Я так волновалась, когда звонила, шла к нему и потом сидела у него, что запомнила только его тесно заставленную комнату (это было до Беговой), синие его глаза и голос - голос я запомнила навсегда.
Я сидела, уткнувшись в листы бумаги, и записывала то, что он говорил мне, стараясь не упустить ни слова. Потом спрашивала его по ходу беседы и добавляла в текст. И 22 января 1945 года в "Литературной газете" появилась заметка, которую с его слов написала я.
Она называлась "Черная книга". Потом, с годами, я поняла, заметка эта - очень важный документ и даже в своем роде - единственный. Приведу ее полностью.
"ЧЕРНАЯ КНИГА"
"Комитет писателей, ученых и общественных деятелей Америки, возглавляемый Альбертом Эйнштейном и писателем Шолом Ашем, обратился к Еврейскому антифашистскому комитету в Москве с предложением принять участие в издании "Черной книги" - книги о фашистских зверствах над мирным населением оккупированных немцами стран и районов СССР, где поголовно было истреблено все еврейское население.
В создании этой книги принимают участие общественные организации СССР, США, Англии, Палестины и других стран.
В "Черной книге" будут опубликованы документальные материалы, приказы немецкого командования об истреблении мирного населения, рассказы очевидцев, песни, стихи, дневники мучеников гетто, предсмертные письма, показания пленных немцев, акты, фото.

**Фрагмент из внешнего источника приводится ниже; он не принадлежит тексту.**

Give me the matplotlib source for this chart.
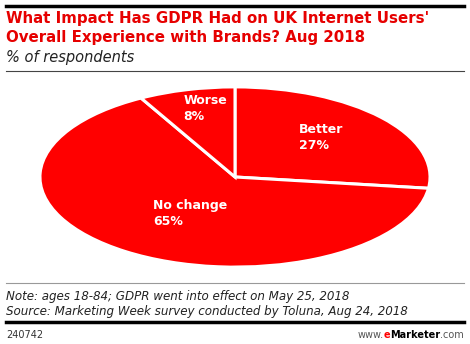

Создана редакционная коллегия из представителей общественных организаций разных стран. От СССР в нее входят представители Еврейского антифашистского комитета - С. Михоэлс, Д. Заславский, Ш. Эпштейн, И. Фефер, С. Галкин, Д. Бергельсон, Л. Квитко, П. Маркиш, доктор Б. Шимилиович, С. Брегман. От общественных организаций Америки - Альберт Эйнштейн, Лион Фейхтвангер, Шолом Аш и другие, председатель Всемирного еврейского Конгресса Н. Гольдман, доктор Стивен Вайс и другие.